Monitor for students who use different methods to solve the problem, such as trying out sample numbers or using expressions with variables.

Arrange students in groups of 2. Provide access to calculators.

If desired, suggest that students try out several different sample numbers for the length and width of the rectangle, calculate the maximum percent error, and look for a pattern. Give students 4–5 minutes of quiet work time, followed by time to discuss their work with their partner and make revisions, followed by whole-class discussion.

Students may think that the maximum error possible for the area is 5% because both the length and width are within 5% of the actual values. Encourage these students to make calculations of the biggest and smallest possible length and the biggest and smallest possible width. Then have them make calculations for the biggest and smallest possible area.

Have students trade papers with a partner and check their work.

Invite students to share their solutions, especially those who looked for a pattern or used variables. Consider discussing questions like these:

• “Did you calculate the maximum percent error for any specific sample measurements? What did you find?” (The maximum percent error for the largest and smallest possible values were not the same: 9.75% and 10.25%.)
• “How do you know that this pattern is true for any possible length and width of the rectangle?” (I used variables to express the unknown measurements.)
• “How could you use variables to help solve this problem?” (I can use variables to represent the length and width of the rectangle and write expressions in terms of these variables to represent the largest and smallest possible areas.)

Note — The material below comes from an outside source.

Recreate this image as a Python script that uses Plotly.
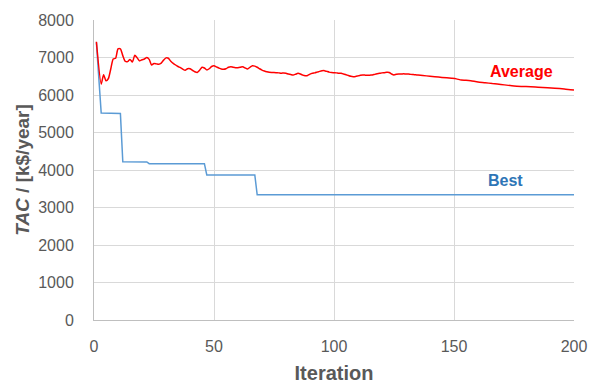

This challenging activity examines how measurement errors behave when 3 quantities are multiplied (versus 2 quantities in the previous activity). In other words, if I have measurements \(a\), \(b\), and \(c\) each with a maximum error of 5%, what percent error can \(a \boldcdot b \boldcdot c\) have? The arithmetic and algebraic demands of this task are high because students take a product of three quantities that each have a maximum percent error of 5%.

Arrange students in groups of 2. Provide access to calculators. Make sure students realize that the first question gives the measured values, not the actual values, for each dimension.

Give students 10 minutes to discuss with their partners, followed by whole-class discussion.

Students may think that the maximum error possible for the volume is 1% because the length, width, and height are within 1% of the actual values. Encourage these students to make calculations of the biggest and smallest possible length, width, and height. Then ask them to make calculations for the biggest and smallest possible volumes.

Some discussion points include:

• The first problem gives measurements and errors (but no percent error), while the second problem gives no measurements but does give the percent error. This makes the calculations notably different for the two problems.
• In the first problem, we are given measurements and the possible size of error. We need to find the greatest percent error and, as we have seen in other cases, this happens for the smallest possible value of the measurement. If we were to find the percent error of each measurement, we would find that the error for the volume is a larger percent error than for any of the individual measurements.
• In the second problem, we are given the maximum possible percent error but no measurements, and we need to find the largest possible error for the volume, that is, for the product of the three unknown measurements. The greatest percent error possible for the volume occurs when the measured value is as large as possible.
• A unifying feature in these two problems is that we notice that the largest percent error occurs when the actual measurements are smaller than the measured values, as much smaller as possible.